When companies need to do something fast, they immediately set it is a ‘top priority’ clearly and consistently communicating the status to all stakeholders. In the story, there was no doubt to the teams, that their effort was the highest priority with life or death implications. While most projects are not ‘life or death’ there is a priority (stated or unstated) based on a benefit that the organization is trying to achieve by its completion. To increase speed, the priority for all projects must be identified and clear rules established over how decisions are made and resources allocated based on this priority.  An excellent understanding of prioritization can be gained by reading Mastering Lean Product Development by Ron Mascitelli. In the first two chapters, Ron provides a practical approach to selecting and prioritizing development products as well as how to manage a system with finite capacity. I know this system works because I helped implement the concept at a previous employer. We saw our high-priority projects accelerate and the entire portfolio’s time to market decrease as we better managed our work in-process. Another benefit was an increase in the predictability of our project schedules as teams knew how finite capacity would be allocated. 

Team Effectiveness: How teams work

While not stated in the story we can assume that the development teams practiced ‘extreme collaboration’ with high-levels of trust, rapid closed-loop communication, and immediate decision making when obstacles were identified. Anyone who has sat through ineffective weekly team meetings (probably everyone reading this) knows the negative impact of poor team effectiveness. What could be more detrimental to creating value than having your most valuable “value-creators” spending their time in a conference room for multiple hours per week where 5-10% of the content is relevant to their work or rehashing the same conversations because a gap in knowledge? A different approach is to implement visual management and stand-up huddles in your product development areas. The best way to increase the speed of communication, build team trust, and decrease the lag time to address obstacles is for the team to meet on a predictable schedule in short, high-energy, focused sessions. During the sessions the work and its status is visible to all, problems are identified immediately, and the correct people are identified to solve them.  The act of standing sets a different tone and helps people keep their updates and the discussion concise. Replacing your traditional weekly or bi-weekly team meetings with visual management and huddles will have a significant positive impact on your time to market and morale. 

Knowledge: Rapidly turning unknowns into knowns

As soon as the CEO of the die casting company heard about the need to make precision pistons for ventilators his response was “we know how to make that part.”  While the story doesn’t explain how he knew, it does provide some clues. Because they ‘knew’ how to make the part we can assume that there had been some intentional knowledge development and retention before this challenge was faced. This also meant they were immediately in ‘development’ and not in ‘research.’  If you want to move fast you need to keep research projects out of development. An early step in the process was to call their most trusted supplier of dies. One can assume this was a trusted relationship built over multiple projects allowing information and knowledge to flow over established connections and quickly be applied to the development of a new die. Lastly, the approach was described as “all hands on deck” where all engineers (including engineering managers) were set against the task. Can you imagine the amount of retained knowledge available to help solve problems and quickly make decisions? Quickly turning ‘unknowns’ into ‘knowns’ by applying your retained knowledge, whether it exists in cross-trained staff, trade-off curves, or embedded into your computer systems will always accelerate progress. 
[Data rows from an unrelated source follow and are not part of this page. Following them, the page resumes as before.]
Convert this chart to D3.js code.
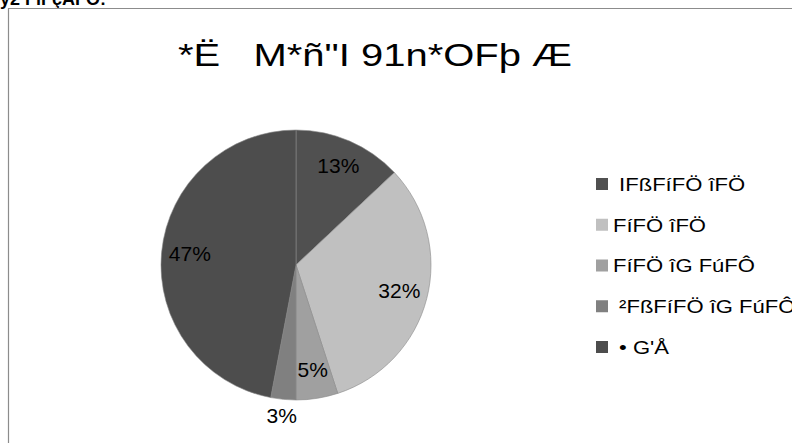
<!DOCTYPE html>
<html>
<head>
<meta charset="utf-8">
<script src="https://cdn.jsdelivr.net/npm/d3@7"></script>
<style>
  body { margin: 0; background: #fff; }
  svg { display: block; font-family: "Liberation Sans", Arial, sans-serif; }
</style>
</head>
<body>
<div id="svg"></div>
<script>
// chart data
let pageHeading = "ÿ2 FïFçÄFÖ:";
let chartTitle = "*Ë   M*ñ\"I 91n*OFþ Æ";
let categories = [" IFßFíFÖ îFÖ", "FíFÖ îFÖ", "FíFÖ îG FúFÔ", " ²FßFíFÖ îG FúFÔ", " • G'Å"];
let values = [13, 32, 5, 3, 47];
let colors = ["#505050", "#c0c0c0", "#a0a0a0", "#808080", "#4d4d4d"];

let width = 792,
    height = 443;

let svg = d3.select("#svg")
  .append("svg")
  .attr("width", width)
  .attr("height", height);

// heading cut off at the top of the page
svg.append("text")
  .attr("x", 0)
  .attr("y", 5)
  .attr("font-size", 18)
  .attr("font-weight", "bold")
  .attr("fill", "#000")
  .text(pageHeading);

// chart frame (only left and top edges are on screen)
svg.append("path")
  .attr("d", "M8.5," + height + "V8.5H" + width)
  .attr("fill", "none")
  .attr("stroke", "#8c8c8c")
  .attr("stroke-width", 1.2);

// title, the original face is wider than Arial so stretch it
svg.append("text")
  .attr("x", 178)
  .attr("y", 66)
  .attr("font-size", 31)
  .attr("textLength", 394)
  .attr("lengthAdjust", "spacingAndGlyphs")
  .style("white-space", "pre")
  .text(chartTitle);

// pie
let cx = 296, cy = 265, radius = 135;
let total = d3.sum(values);

let pie = d3.pie().sort(null).value(d => d);
let arcs = pie(values);
let arc = d3.arc().innerRadius(0).outerRadius(radius);
let labelArc = d3.arc().innerRadius(radius * 0.79).outerRadius(radius * 0.79);
let outerLabelArc = d3.arc().innerRadius(radius * 1.13).outerRadius(radius * 1.13);

let g = svg.append("g")
  .attr("transform", "translate(" + cx + "," + cy + ")");

g.selectAll(".slice")
  .data(arcs)
  .enter().append("path")
  .attr("class", "slice")
  .attr("d", arc)
  .attr("fill", (d, i) => colors[i])
  .attr("stroke", "#8a8a8a")
  .attr("stroke-width", 0.6);

g.selectAll(".lbl")
  .data(arcs)
  .enter().append("text")
  .attr("class", "lbl")
  .attr("transform", function(d) {
    let small = (d.value / total) < 0.04;
    let c = small ? outerLabelArc.centroid(d) : labelArc.centroid(d);
    return "translate(" + c[0] + "," + c[1] + ")";
  })
  .attr("text-anchor", "middle")
  .attr("dy", "0.3em")
  .attr("font-size", 21)
  .attr("fill", "#000")
  .text(d => Math.round(d.value / total * 100) + "%");

// legend
let legendY = d3.scalePoint()
  .domain(categories)
  .range([184, 347]);

let legend = svg.append("g");
let items = legend.selectAll(".item")
  .data(categories)
  .enter().append("g")
  .attr("class", "item")
  .attr("transform", d => "translate(596," + legendY(d) + ")");

items.append("rect")
  .attr("x", 0)
  .attr("y", -6)
  .attr("width", 12)
  .attr("height", 12)
  .attr("fill", (d, i) => colors[i]);

items.append("text")
  .attr("transform", "translate(17,0) scale(1.16,1)")
  .attr("dy", "0.36em")
  .attr("font-size", 19)
  .style("white-space", "pre")
  .text(d => d);
</script>
</body>
</html>
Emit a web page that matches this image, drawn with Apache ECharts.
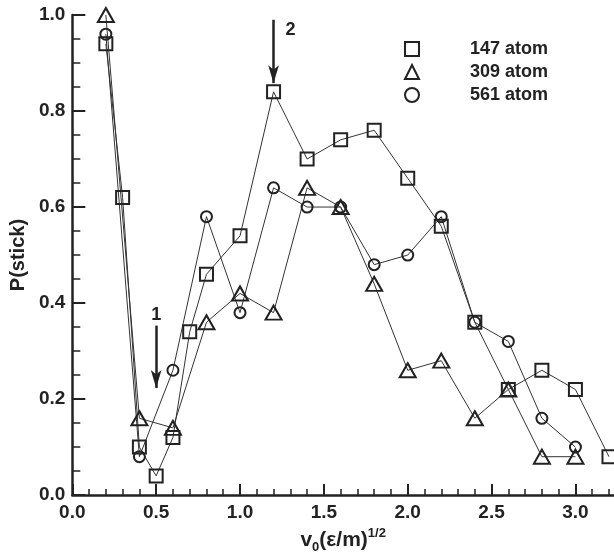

While it may not be realistic to implement these practices as aggressively as in this ‘life or death’ scenario, modest steps in an intentional and sustained manner will drive significant reductions in your time to market.  Before you turn to sophisticated computer systems or complicated project management methods see how much progress you can make by implementing these practical approaches. In addition to decreasing your time to market, you will likely also see the morale among your development teams improve as they spend more time doing what they came there to do — develop new products that drive value. Maybe you will even get a response like Todd Olson’s when the first parts came out of the manufacturing process in days vs weeks “I am feeling awesome!”